Information supplied:
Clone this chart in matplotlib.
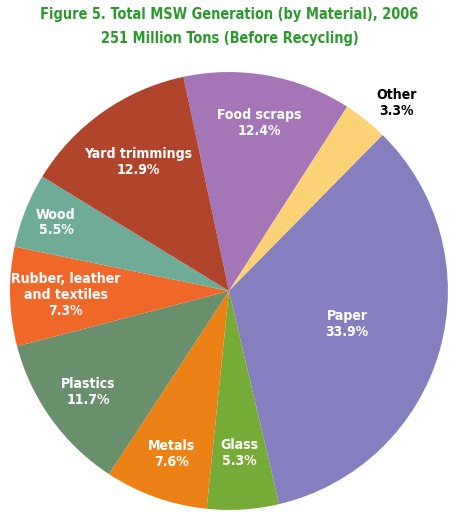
import matplotlib.pyplot as plt
import numpy as np
from matplotlib import font_manager
from matplotlib.font_manager import FontProperties

# slices go clockwise, starting with Food scraps at the top
materials = ["Food scraps", "Other", "Paper", "Glass", "Metals", "Plastics",
             "Rubber, leather\nand textiles", "Wood", "Yard trimmings"]
shares = [12.4, 3.3, 33.9, 5.3, 7.6, 11.7, 7.3, 5.5, 12.9]
colors = ["#A476B8", "#FBD376", "#857FC0", "#76AB37", "#EC8216", "#6A8F6C",
          "#F0672A", "#6FAC98", "#B0452C"]

# where each label sits: fraction of radius, and angle nudge in degrees
label_dist = [0.78, 1.15, 0.56, 0.74, 0.79, 0.79, 0.745, 0.85, 0.72]
label_turn = [0, -3, 0, 0, 0, 0, 0, 0, 0]

title1 = "Figure 5. Total MSW Generation (by Material), 2006"
title2 = "251 Million Tons (Before Recycling)"


def pick_font():
    # prefer a condensed bold face, otherwise a narrow-ish sans
    cond = []
    for f in font_manager.fontManager.ttflist:
        w = f.weight if isinstance(f.weight, int) else 400
        if w >= 600 and ("ondensed" in f.name or "arrow" in f.name
                         or str(f.stretch) in ("condensed", "semi-condensed")):
            cond.append(f)
    if cond:
        return FontProperties(fname=cond[0].fname)
    return FontProperties(family="Roboto", weight="bold")


fp = pick_font()

fig = plt.figure(figsize=(4.59, 5.31), dpi=100)
renderer = fig.canvas.get_renderer()


def fit_size(s, target_px):
    t = fig.text(0, 0, s, fontproperties=fp, fontsize=10)
    w = t.get_window_extent(renderer).width
    t.remove()
    return 10 * target_px / w


lab_size = fit_size("Yard trimmings", 108)
tit_size = fit_size(title1, 378)
lab_space = 19 / (lab_size * 100 / 72 * 1.17)

ax = fig.add_axes([0.0218, 0.0395, 0.954, 0.825])
wedges, _ = ax.pie(shares, colors=colors, startangle=102, counterclock=False,
                   radius=1.0, wedgeprops=dict(linewidth=0))
ax.set_xlim(-1, 1)
ax.set_ylim(-1, 1)
ax.set_aspect("equal")

for w, name, val, d, turn in zip(wedges, materials, shares, label_dist, label_turn):
    ang = np.deg2rad((w.theta1 + w.theta2) / 2 + turn)
    x, y = d * np.cos(ang), d * np.sin(ang)
    col = "black" if name == "Other" else "white"
    ax.text(x, y, f"{name}\n{val}%", ha="center", va="center", color=col,
            fontproperties=fp, fontsize=lab_size, linespacing=lab_space)

fig.text(0.5, 1 - 15 / 531, title1, ha="center", va="center",
         color="#2A9A2A", fontproperties=fp, fontsize=tit_size)
fig.text(0.5, 1 - 38 / 531, title2, ha="center", va="center",
         color="#2A9A2A", fontproperties=fp, fontsize=tit_size)

fig.savefig("out.png", dpi=100)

Task instructions:
Repeat the material exactly as it reads, without any of its pictures.

Response:
Clone this chart in matplotlib.
import matplotlib.pyplot as plt
import numpy as np
from matplotlib import font_manager
from matplotlib.font_manager import FontProperties

# slices go clockwise, starting with Food scraps at the top
materials = ["Food scraps", "Other", "Paper", "Glass", "Metals", "Plastics",
             "Rubber, leather\nand textiles", "Wood", "Yard trimmings"]
shares = [12.4, 3.3, 33.9, 5.3, 7.6, 11.7, 7.3, 5.5, 12.9]
colors = ["#A476B8", "#FBD376", "#857FC0", "#76AB37", "#EC8216", "#6A8F6C",
          "#F0672A", "#6FAC98", "#B0452C"]

# where each label sits: fraction of radius, and angle nudge in degrees
label_dist = [0.78, 1.15, 0.56, 0.74, 0.79, 0.79, 0.745, 0.85, 0.72]
label_turn = [0, -3, 0, 0, 0, 0, 0, 0, 0]

title1 = "Figure 5. Total MSW Generation (by Material), 2006"
title2 = "251 Million Tons (Before Recycling)"


def pick_font():
    # prefer a condensed bold face, otherwise a narrow-ish sans
    cond = []
    for f in font_manager.fontManager.ttflist:
        w = f.weight if isinstance(f.weight, int) else 400
        if w >= 600 and ("ondensed" in f.name or "arrow" in f.name
                         or str(f.stretch) in ("condensed", "semi-condensed")):
            cond.append(f)
    if cond:
        return FontProperties(fname=cond[0].fname)
    return FontProperties(family="Roboto", weight="bold")


fp = pick_font()

fig = plt.figure(figsize=(4.59, 5.31), dpi=100)
renderer = fig.canvas.get_renderer()


def fit_size(s, target_px):
    t = fig.text(0, 0, s, fontproperties=fp, fontsize=10)
    w = t.get_window_extent(renderer).width
    t.remove()
    return 10 * target_px / w


lab_size = fit_size("Yard trimmings", 108)
tit_size = fit_size(title1, 378)
lab_space = 19 / (lab_size * 100 / 72 * 1.17)

ax = fig.add_axes([0.0218, 0.0395, 0.954, 0.825])
wedges, _ = ax.pie(shares, colors=colors, startangle=102, counterclock=False,
                   radius=1.0, wedgeprops=dict(linewidth=0))
ax.set_xlim(-1, 1)
ax.set_ylim(-1, 1)
ax.set_aspect("equal")

for w, name, val, d, turn in zip(wedges, materials, shares, label_dist, label_turn):
    ang = np.deg2rad((w.theta1 + w.theta2) / 2 + turn)
    x, y = d * np.cos(ang), d * np.sin(ang)
    col = "black" if name == "Other" else "white"
    ax.text(x, y, f"{name}\n{val}%", ha="center", va="center", color=col,
            fontproperties=fp, fontsize=lab_size, linespacing=lab_space)

fig.text(0.5, 1 - 15 / 531, title1, ha="center", va="center",
         color="#2A9A2A", fontproperties=fp, fontsize=tit_size)
fig.text(0.5, 1 - 38 / 531, title2, ha="center", va="center",
         color="#2A9A2A", fontproperties=fp, fontsize=tit_size)

fig.savefig("out.png", dpi=100)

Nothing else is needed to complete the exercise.